Сам Рутенберг в несколько раз цитировавшемся выше «Дополнении к моему письму об Андро» писал об этом и подобном ему доносах:
В Константинополе английскому и французскому командованию были поданы на меня и генерала Шварца кипы доносов, влияние которых в настоящее время ликвидировано лицами, знающими достаточно хорошо и меня и мою работу в Одессе. Выставленные в этих доносах против меня обвинения <-> из дома умалишенных: я – «еврей» и «симпатизирую евреям» (несомненная правда), я – большевик, содействовал свержению большевиками правительства Керенского (причем сам при этом свержении попал в Петропавловскую крепость к большевикам), располагаю всеми капиталами жидо-масонов Америки, что стремлюсь усесться на всемирный иудейский престол, что я антихрист.
Поистине высокого обо мне мнения свихнувшаяся черная сотня.

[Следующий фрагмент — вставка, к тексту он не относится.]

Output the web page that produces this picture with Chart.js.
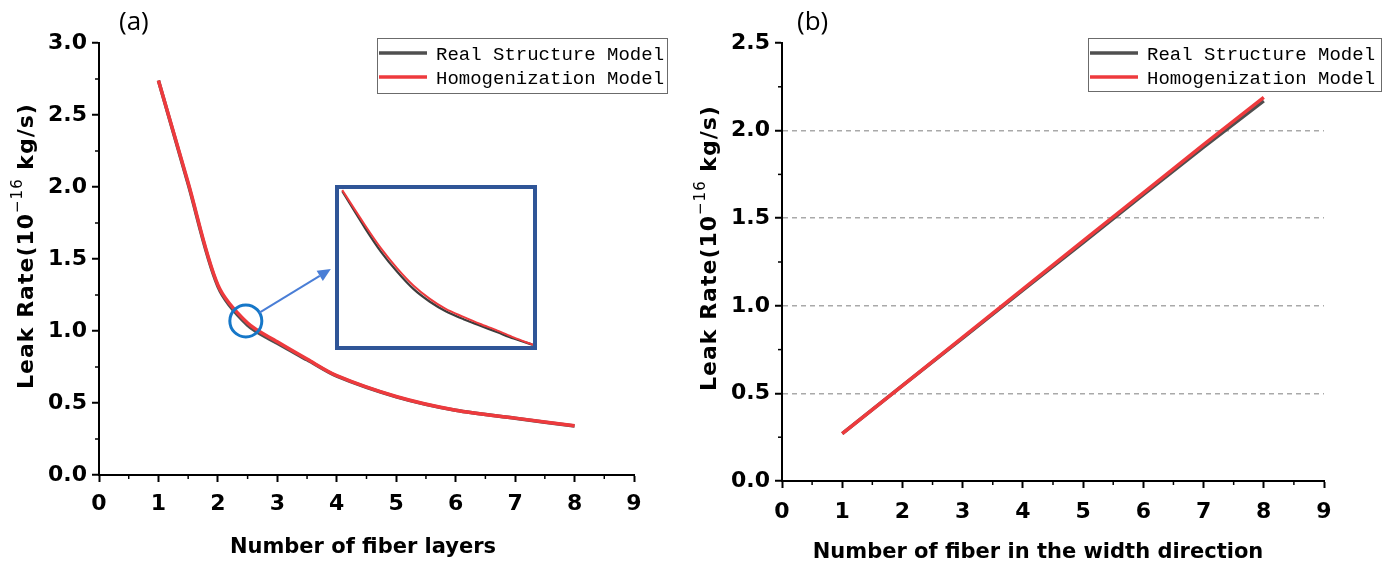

Какой бы, однако, ни была направленная против Рутенберга клеветническая стряпня примитивной, она делала свое гнусное дело. Рассчитанная прежде всего на восприятие иностранцев, весьма смутно ориентировавшихся в российских реалиях 63, да к тому же обращенная к широко популярным в юдофобской среде антиеврейским мифам о царе Иудейском, тайно овладевшем неограниченной властью над миром, – в известной среде она, несомненно, обладала спросом и имела своих охотников и потребителей. Напомним хотя бы о циркулировавшем среди международного антисемитского сообщества мнении, будто бы Парижская мирная конференция (18 января 1919 – 21 января 1920), которая подвела итоги Первой мировой войны, открыла глобальные перспективы послевоенного мира и одобрила устав Лиги Наций, была якобы организована евреями для решения сугубо еврейских же вопросов, главным из которых являлось вернуть себе Палестину. Да и само отождествление большевизма с еврейством и сионизмом было распространено отнюдь не только среди темной и забитой российской массы, выражало не только ненависть и злобу черносотенно-монархических кругов, но и характеризировало взгляды многих западных интеллектуалов: политиков, журналистов, издателей, крупных финансистов и пр. – людей, казалось бы, не страдавших ни умственной отсталостью, ни политической наивностью, ни дезориентированностью в происходящих событиях, однако зараженных неизлечимым микробом юдофобства. Так, например, Генри Вик-гам Стид, редактор крупной лондонской газеты «The Times», занимавшей устойчивые антисемитские позиции, писал в книге воспоминаний:
Еврейский фанатизм идентифицировал себя с антирусскими силами перед <Первой мировой> войной и после ее начала <…> Большевизм, который и как доктрина, и в персональном смысле был в значительной степени еврейским явлением, низверг русскую империю и русскую православную церковь. Радость еврейства по этому поводу была не просто триумфом победителей над низложенным притеснителем, но знаменовала торжество сокрушения враждебной религии и связанных с ней общественных институций (Steed 1924, И: 391).